▶ **Stated exercise**: Omit all images, then return the remaining material exactly as it stands.

▶ **Data block**:

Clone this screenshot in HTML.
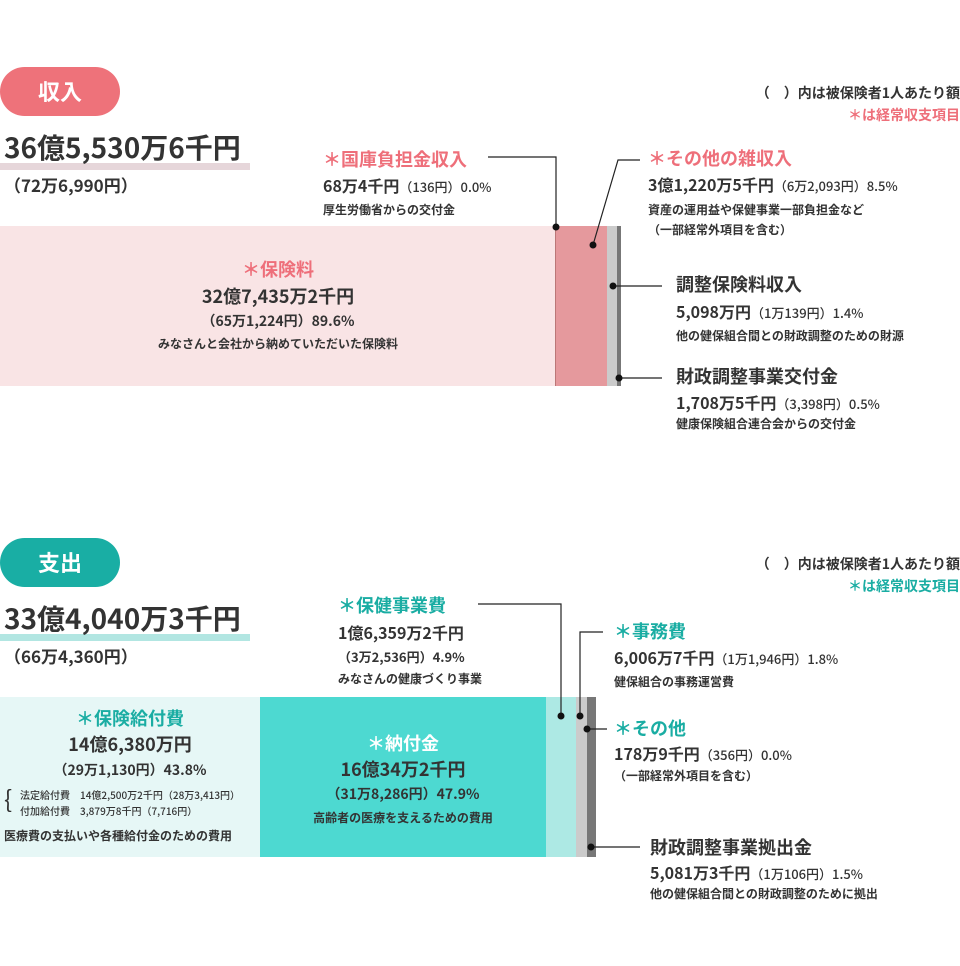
<!DOCTYPE html>
<html><head><meta charset="utf-8"><style>
*{margin:0;padding:0;box-sizing:border-box}
body{width:960px;height:966px;background:#fff;position:relative;overflow:hidden;font-family:"Noto Sans CJK JP","Liberation Sans",sans-serif;font-weight:700;color:#333}
.a{position:absolute;white-space:nowrap;line-height:1}
.c{transform:translateX(-50%)}
.r{right:0;text-align:right}
.pk{color:#ee6f7a}.tl{color:#1aada3}
.s12{font-size:12px}.s13{font-size:13px}.s14{font-size:14px}.s16{font-size:16px}.s17{font-size:17px}.s18{font-size:18px}
.b{position:absolute}
.pill{position:absolute;left:0;width:120px;height:49px;border-radius:25px;color:#fff;font-size:22px;text-align:center;line-height:49px}
.sm{font-size:13px;font-weight:500}
svg.top{z-index:5}
</style></head><body>

<div class="pill" style="top:67px;background:#ee727a">収入</div>
<div class="a r s14" style="top:86px">（　）内は被保険者1人あたり額</div>
<div class="a r s14 pk" style="top:108px">＊は経常収支項目</div>
<div class="b" style="left:0;top:163px;width:250px;height:7px;background:#e6d6da"></div>
<div class="a" style="left:4px;top:133px;font-size:28px">36億5,530万6千円</div>
<div class="a s17" style="left:4px;top:176px">（72万6,990円）</div>

<div class="b" style="left:0;top:226px;width:555px;height:160px;background:#f9e4e5"></div>
<div class="b" style="left:555px;top:226px;width:52px;height:160px;background:#e5999d;border-left:1px solid #b77"></div>
<div class="b" style="left:607px;top:226px;width:10px;height:160px;background:#cbcbcb"></div>
<div class="b" style="left:617px;top:226px;width:4px;height:160px;background:#777"></div>

<div class="a c s18 pk" style="left:278px;top:260px">＊保険料</div>
<div class="a c s18" style="left:278px;top:287px">32億7,435万2千円</div>
<div class="a c s14" style="left:278px;top:314px">（65万1,224円）89.6%</div>
<div class="a c s12" style="left:278px;top:338px">みなさんと会社から納めていただいた保険料</div>

<div class="a s18 pk" style="left:323px;top:150px">＊国庫負担金収入</div>
<div class="a s16" style="left:323px;top:177px">68万4千円<span class="sm">（136円）0.0%</span></div>
<div class="a s12" style="left:323px;top:204px">厚生労働省からの交付金</div>

<div class="a s18 pk" style="left:648px;top:149px">＊その他の雑収入</div>
<div class="a s16" style="left:648px;top:176px">3億1,220万5千円<span class="sm">（6万2,093円）8.5%</span></div>
<div class="a s12" style="left:648px;top:204px">資産の運用益や保健事業一部負担金など</div>
<div class="a s12" style="left:648px;top:224px">（一部経常外項目を含む）</div>

<div class="a s18" style="left:676px;top:275px">調整保険料収入</div>
<div class="a s16" style="left:676px;top:303px">5,098万円<span class="sm">（1万139円）1.4%</span></div>
<div class="a s12" style="left:676px;top:330px">他の健保組合間との財政調整のための財源</div>

<div class="a s18" style="left:676px;top:367px">財政調整事業交付金</div>
<div class="a s16" style="left:676px;top:394px">1,708万5千円<span class="sm">（3,398円）0.5%</span></div>
<div class="a s12" style="left:676px;top:418px">健康保険組合連合会からの交付金</div>

<div class="pill" style="top:538px;background:#19aea4">支出</div>
<div class="a r s14" style="top:557px">（　）内は被保険者1人あたり額</div>
<div class="a r s14 tl" style="top:579px">＊は経常収支項目</div>
<div class="b" style="left:0;top:634px;width:250px;height:7px;background:#b2e6e2"></div>
<div class="a" style="left:4px;top:604px;font-size:28px">33億4,040万3千円</div>
<div class="a s17" style="left:4px;top:647px">（66万4,360円）</div>

<div class="b" style="left:0;top:697px;width:260px;height:160px;background:#e6f7f6"></div>
<div class="b" style="left:260px;top:697px;width:286px;height:160px;background:#4dd9d1"></div>
<div class="b" style="left:546px;top:697px;width:30px;height:160px;background:#ade9e4"></div>
<div class="b" style="left:576px;top:697px;width:11px;height:160px;background:#cbcbcb"></div>
<div class="b" style="left:587px;top:697px;width:9px;height:160px;background:#777"></div>

<div class="a c s18 tl" style="left:130px;top:709px">＊保険給付費</div>
<div class="a c s18" style="left:130px;top:735px">14億6,380万円</div>
<div class="a c s14" style="left:130px;top:763px">（29万1,130円）43.8%</div>
<div class="a" style="left:4px;top:786px;font-size:24px;font-weight:400">{</div>
<div class="a" style="left:20px;top:790px;font-size:10px;font-weight:500">法定給付費　14億2,500万2千円（28万3,413円）</div>
<div class="a" style="left:20px;top:806px;font-size:10px;font-weight:500">付加給付費　3,879万8千円（7,716円）</div>
<div class="a s12" style="left:4px;top:830px">医療費の支払いや各種給付金のための費用</div>

<div class="a c s18" style="left:403px;top:734px;color:#fff">＊納付金</div>
<div class="a c s18" style="left:403px;top:760px">16億34万2千円</div>
<div class="a c s14" style="left:403px;top:787px">（31万8,286円）47.9%</div>
<div class="a c s12" style="left:403px;top:812px">高齢者の医療を支えるための費用</div>

<div class="a s18 tl" style="left:338px;top:596px">＊保健事業費</div>
<div class="a s16" style="left:338px;top:624px">1億6,359万2千円</div>
<div class="a s13" style="left:338px;top:650px">（3万2,536円）4.9%</div>
<div class="a s12" style="left:338px;top:673px">みなさんの健康づくり事業</div>

<div class="a s18 tl" style="left:614px;top:622px">＊事務費</div>
<div class="a s16" style="left:614px;top:649px">6,006万7千円<span class="sm">（1万1,946円）1.8%</span></div>
<div class="a s12" style="left:614px;top:676px">健保組合の事務運営費</div>

<div class="a s18 tl" style="left:614px;top:719px">＊その他</div>
<div class="a s16" style="left:614px;top:745px">178万9千円<span class="sm">（356円）0.0%</span></div>
<div class="a s12" style="left:614px;top:770px">（一部経常外項目を含む）</div>

<div class="a s18" style="left:650px;top:838px">財政調整事業拠出金</div>
<div class="a s16" style="left:650px;top:864px">5,081万3千円<span class="sm">（1万106円）1.5%</span></div>
<div class="a s12" style="left:650px;top:888px">他の健保組合間との財政調整のために拠出</div>

<svg class="b top" style="left:0;top:0" width="960" height="966">
<g stroke="#222" stroke-width="1.2" fill="none">
<polyline points="488,157 556,157 556,226"/>
<polyline points="640,160 618,160 593,245"/>
<line x1="613" y1="286" x2="662" y2="286"/>
<line x1="619" y1="378" x2="662" y2="378"/>
<polyline points="478,604 561,604 561,716"/>
<polyline points="603,632 580,632 580,716"/>
<line x1="587" y1="729" x2="607" y2="729"/>
<line x1="591" y1="847" x2="640" y2="847"/>
</g>
<g fill="#111">
<circle cx="556" cy="227" r="3.5"/><circle cx="593" cy="245" r="3.5"/><circle cx="613" cy="286" r="3.5"/><circle cx="619" cy="378" r="3.5"/>
<circle cx="561" cy="716" r="3.5"/><circle cx="580" cy="716" r="3.5"/><circle cx="587" cy="729" r="3.5"/><circle cx="591" cy="847" r="3.5"/></g>
</svg>
</body></html>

▶ **Written response**:
Clone this screenshot in HTML.
<!DOCTYPE html>
<html><head><meta charset="utf-8"><style>
*{margin:0;padding:0;box-sizing:border-box}
body{width:960px;height:966px;background:#fff;position:relative;overflow:hidden;font-family:"Noto Sans CJK JP","Liberation Sans",sans-serif;font-weight:700;color:#333}
.a{position:absolute;white-space:nowrap;line-height:1}
.c{transform:translateX(-50%)}
.r{right:0;text-align:right}
.pk{color:#ee6f7a}.tl{color:#1aada3}
.s12{font-size:12px}.s13{font-size:13px}.s14{font-size:14px}.s16{font-size:16px}.s17{font-size:17px}.s18{font-size:18px}
.b{position:absolute}
.pill{position:absolute;left:0;width:120px;height:49px;border-radius:25px;color:#fff;font-size:22px;text-align:center;line-height:49px}
.sm{font-size:13px;font-weight:500}
svg.top{z-index:5}
</style></head><body>

<div class="pill" style="top:67px;background:#ee727a">収入</div>
<div class="a r s14" style="top:86px">（　）内は被保険者1人あたり額</div>
<div class="a r s14 pk" style="top:108px">＊は経常収支項目</div>
<div class="b" style="left:0;top:163px;width:250px;height:7px;background:#e6d6da"></div>
<div class="a" style="left:4px;top:133px;font-size:28px">36億5,530万6千円</div>
<div class="a s17" style="left:4px;top:176px">（72万6,990円）</div>

<div class="b" style="left:0;top:226px;width:555px;height:160px;background:#f9e4e5"></div>
<div class="b" style="left:555px;top:226px;width:52px;height:160px;background:#e5999d;border-left:1px solid #b77"></div>
<div class="b" style="left:607px;top:226px;width:10px;height:160px;background:#cbcbcb"></div>
<div class="b" style="left:617px;top:226px;width:4px;height:160px;background:#777"></div>

<div class="a c s18 pk" style="left:278px;top:260px">＊保険料</div>
<div class="a c s18" style="left:278px;top:287px">32億7,435万2千円</div>
<div class="a c s14" style="left:278px;top:314px">（65万1,224円）89.6%</div>
<div class="a c s12" style="left:278px;top:338px">みなさんと会社から納めていただいた保険料</div>

<div class="a s18 pk" style="left:323px;top:150px">＊国庫負担金収入</div>
<div class="a s16" style="left:323px;top:177px">68万4千円<span class="sm">（136円）0.0%</span></div>
<div class="a s12" style="left:323px;top:204px">厚生労働省からの交付金</div>

<div class="a s18 pk" style="left:648px;top:149px">＊その他の雑収入</div>
<div class="a s16" style="left:648px;top:176px">3億1,220万5千円<span class="sm">（6万2,093円）8.5%</span></div>
<div class="a s12" style="left:648px;top:204px">資産の運用益や保健事業一部負担金など</div>
<div class="a s12" style="left:648px;top:224px">（一部経常外項目を含む）</div>

<div class="a s18" style="left:676px;top:275px">調整保険料収入</div>
<div class="a s16" style="left:676px;top:303px">5,098万円<span class="sm">（1万139円）1.4%</span></div>
<div class="a s12" style="left:676px;top:330px">他の健保組合間との財政調整のための財源</div>

<div class="a s18" style="left:676px;top:367px">財政調整事業交付金</div>
<div class="a s16" style="left:676px;top:394px">1,708万5千円<span class="sm">（3,398円）0.5%</span></div>
<div class="a s12" style="left:676px;top:418px">健康保険組合連合会からの交付金</div>

<div class="pill" style="top:538px;background:#19aea4">支出</div>
<div class="a r s14" style="top:557px">（　）内は被保険者1人あたり額</div>
<div class="a r s14 tl" style="top:579px">＊は経常収支項目</div>
<div class="b" style="left:0;top:634px;width:250px;height:7px;background:#b2e6e2"></div>
<div class="a" style="left:4px;top:604px;font-size:28px">33億4,040万3千円</div>
<div class="a s17" style="left:4px;top:647px">（66万4,360円）</div>

<div class="b" style="left:0;top:697px;width:260px;height:160px;background:#e6f7f6"></div>
<div class="b" style="left:260px;top:697px;width:286px;height:160px;background:#4dd9d1"></div>
<div class="b" style="left:546px;top:697px;width:30px;height:160px;background:#ade9e4"></div>
<div class="b" style="left:576px;top:697px;width:11px;height:160px;background:#cbcbcb"></div>
<div class="b" style="left:587px;top:697px;width:9px;height:160px;background:#777"></div>

<div class="a c s18 tl" style="left:130px;top:709px">＊保険給付費</div>
<div class="a c s18" style="left:130px;top:735px">14億6,380万円</div>
<div class="a c s14" style="left:130px;top:763px">（29万1,130円）43.8%</div>
<div class="a" style="left:4px;top:786px;font-size:24px;font-weight:400">{</div>
<div class="a" style="left:20px;top:790px;font-size:10px;font-weight:500">法定給付費　14億2,500万2千円（28万3,413円）</div>
<div class="a" style="left:20px;top:806px;font-size:10px;font-weight:500">付加給付費　3,879万8千円（7,716円）</div>
<div class="a s12" style="left:4px;top:830px">医療費の支払いや各種給付金のための費用</div>

<div class="a c s18" style="left:403px;top:734px;color:#fff">＊納付金</div>
<div class="a c s18" style="left:403px;top:760px">16億34万2千円</div>
<div class="a c s14" style="left:403px;top:787px">（31万8,286円）47.9%</div>
<div class="a c s12" style="left:403px;top:812px">高齢者の医療を支えるための費用</div>

<div class="a s18 tl" style="left:338px;top:596px">＊保健事業費</div>
<div class="a s16" style="left:338px;top:624px">1億6,359万2千円</div>
<div class="a s13" style="left:338px;top:650px">（3万2,536円）4.9%</div>
<div class="a s12" style="left:338px;top:673px">みなさんの健康づくり事業</div>

<div class="a s18 tl" style="left:614px;top:622px">＊事務費</div>
<div class="a s16" style="left:614px;top:649px">6,006万7千円<span class="sm">（1万1,946円）1.8%</span></div>
<div class="a s12" style="left:614px;top:676px">健保組合の事務運営費</div>

<div class="a s18 tl" style="left:614px;top:719px">＊その他</div>
<div class="a s16" style="left:614px;top:745px">178万9千円<span class="sm">（356円）0.0%</span></div>
<div class="a s12" style="left:614px;top:770px">（一部経常外項目を含む）</div>

<div class="a s18" style="left:650px;top:838px">財政調整事業拠出金</div>
<div class="a s16" style="left:650px;top:864px">5,081万3千円<span class="sm">（1万106円）1.5%</span></div>
<div class="a s12" style="left:650px;top:888px">他の健保組合間との財政調整のために拠出</div>

<svg class="b top" style="left:0;top:0" width="960" height="966">
<g stroke="#222" stroke-width="1.2" fill="none">
<polyline points="488,157 556,157 556,226"/>
<polyline points="640,160 618,160 593,245"/>
<line x1="613" y1="286" x2="662" y2="286"/>
<line x1="619" y1="378" x2="662" y2="378"/>
<polyline points="478,604 561,604 561,716"/>
<polyline points="603,632 580,632 580,716"/>
<line x1="587" y1="729" x2="607" y2="729"/>
<line x1="591" y1="847" x2="640" y2="847"/>
</g>
<g fill="#111">
<circle cx="556" cy="227" r="3.5"/><circle cx="593" cy="245" r="3.5"/><circle cx="613" cy="286" r="3.5"/><circle cx="619" cy="378" r="3.5"/>
<circle cx="561" cy="716" r="3.5"/><circle cx="580" cy="716" r="3.5"/><circle cx="587" cy="729" r="3.5"/><circle cx="591" cy="847" r="3.5"/></g>
</svg>
</body></html>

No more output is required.